[Description of the task] Look through the data below and report how many lines include "code". Only the number should be given.

########################################

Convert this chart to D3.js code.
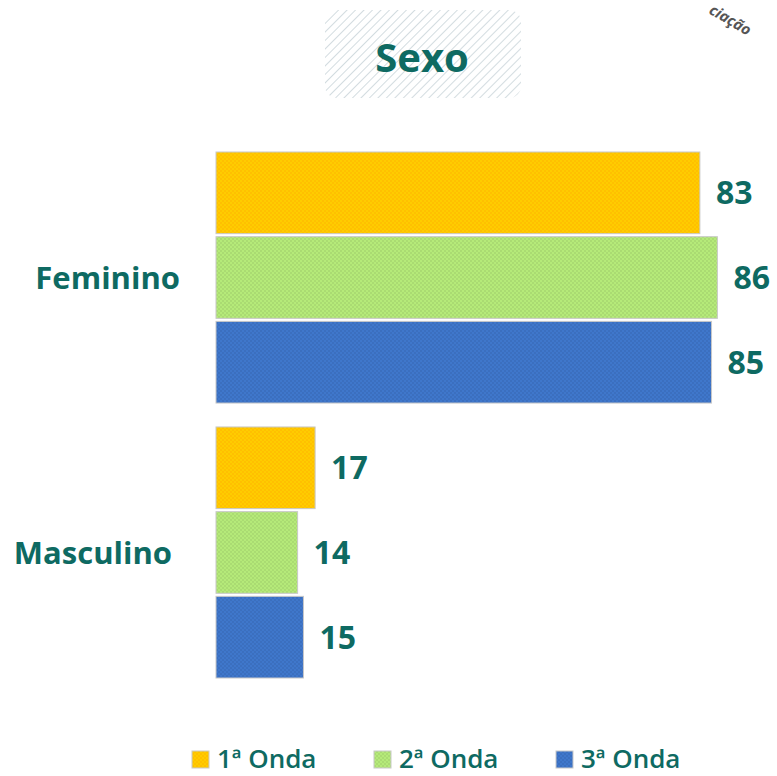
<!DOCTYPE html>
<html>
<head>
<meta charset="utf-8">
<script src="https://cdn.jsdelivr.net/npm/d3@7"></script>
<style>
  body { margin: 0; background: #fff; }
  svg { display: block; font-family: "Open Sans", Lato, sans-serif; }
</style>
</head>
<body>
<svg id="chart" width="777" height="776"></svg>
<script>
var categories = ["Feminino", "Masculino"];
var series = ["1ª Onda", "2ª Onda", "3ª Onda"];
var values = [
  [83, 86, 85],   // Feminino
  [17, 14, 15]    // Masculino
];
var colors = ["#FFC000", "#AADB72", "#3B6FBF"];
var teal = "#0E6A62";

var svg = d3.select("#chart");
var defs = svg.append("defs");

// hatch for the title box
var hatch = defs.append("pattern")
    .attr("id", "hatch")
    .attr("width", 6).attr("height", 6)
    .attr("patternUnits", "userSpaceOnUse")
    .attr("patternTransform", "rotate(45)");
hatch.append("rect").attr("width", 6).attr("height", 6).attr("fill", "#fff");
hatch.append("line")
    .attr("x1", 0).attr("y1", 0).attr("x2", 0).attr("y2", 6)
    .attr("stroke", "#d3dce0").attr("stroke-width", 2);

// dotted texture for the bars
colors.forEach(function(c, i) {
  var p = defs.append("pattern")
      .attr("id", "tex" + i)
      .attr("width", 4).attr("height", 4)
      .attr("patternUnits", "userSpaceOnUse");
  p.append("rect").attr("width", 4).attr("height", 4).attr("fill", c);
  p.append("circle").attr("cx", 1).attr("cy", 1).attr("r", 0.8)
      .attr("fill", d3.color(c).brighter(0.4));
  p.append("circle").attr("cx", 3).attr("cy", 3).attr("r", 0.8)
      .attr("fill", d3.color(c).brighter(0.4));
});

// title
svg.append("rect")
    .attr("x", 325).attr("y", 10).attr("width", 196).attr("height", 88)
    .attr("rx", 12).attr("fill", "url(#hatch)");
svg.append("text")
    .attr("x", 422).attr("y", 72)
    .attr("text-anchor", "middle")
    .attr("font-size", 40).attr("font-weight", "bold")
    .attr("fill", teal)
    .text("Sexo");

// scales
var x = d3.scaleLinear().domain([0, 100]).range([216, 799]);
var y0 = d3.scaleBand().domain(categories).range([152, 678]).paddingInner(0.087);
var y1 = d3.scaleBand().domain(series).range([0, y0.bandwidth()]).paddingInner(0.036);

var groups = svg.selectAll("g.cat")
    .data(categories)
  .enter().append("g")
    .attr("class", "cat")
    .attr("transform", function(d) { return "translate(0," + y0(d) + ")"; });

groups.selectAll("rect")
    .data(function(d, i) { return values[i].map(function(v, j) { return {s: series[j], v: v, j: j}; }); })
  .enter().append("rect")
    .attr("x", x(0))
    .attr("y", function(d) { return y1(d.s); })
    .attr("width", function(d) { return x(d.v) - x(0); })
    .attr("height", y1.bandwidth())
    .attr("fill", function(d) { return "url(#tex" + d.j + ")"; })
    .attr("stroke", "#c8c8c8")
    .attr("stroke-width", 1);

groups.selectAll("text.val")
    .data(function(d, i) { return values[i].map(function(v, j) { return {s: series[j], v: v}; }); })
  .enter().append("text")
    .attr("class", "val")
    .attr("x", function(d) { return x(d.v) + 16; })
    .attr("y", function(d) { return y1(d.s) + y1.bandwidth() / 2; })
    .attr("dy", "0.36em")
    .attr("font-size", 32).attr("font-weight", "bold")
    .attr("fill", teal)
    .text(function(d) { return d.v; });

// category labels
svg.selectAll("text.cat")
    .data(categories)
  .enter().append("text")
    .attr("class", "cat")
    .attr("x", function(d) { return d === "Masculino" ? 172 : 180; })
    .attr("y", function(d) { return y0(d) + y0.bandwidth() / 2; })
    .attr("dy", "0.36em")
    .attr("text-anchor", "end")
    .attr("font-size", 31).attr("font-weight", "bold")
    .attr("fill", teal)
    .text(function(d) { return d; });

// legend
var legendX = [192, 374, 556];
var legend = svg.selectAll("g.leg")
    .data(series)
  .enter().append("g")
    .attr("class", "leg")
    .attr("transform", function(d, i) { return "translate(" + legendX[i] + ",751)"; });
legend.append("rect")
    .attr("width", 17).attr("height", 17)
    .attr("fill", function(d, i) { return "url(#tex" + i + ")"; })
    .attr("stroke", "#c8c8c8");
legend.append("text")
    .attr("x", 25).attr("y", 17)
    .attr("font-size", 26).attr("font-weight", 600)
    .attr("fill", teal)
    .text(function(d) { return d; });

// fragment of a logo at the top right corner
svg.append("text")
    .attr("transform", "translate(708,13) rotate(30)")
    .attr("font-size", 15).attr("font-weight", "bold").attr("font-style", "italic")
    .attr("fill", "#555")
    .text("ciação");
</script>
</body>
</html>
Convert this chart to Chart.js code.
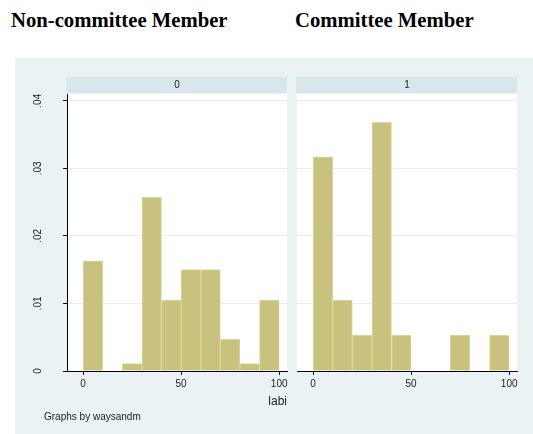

########################################

[Result] 2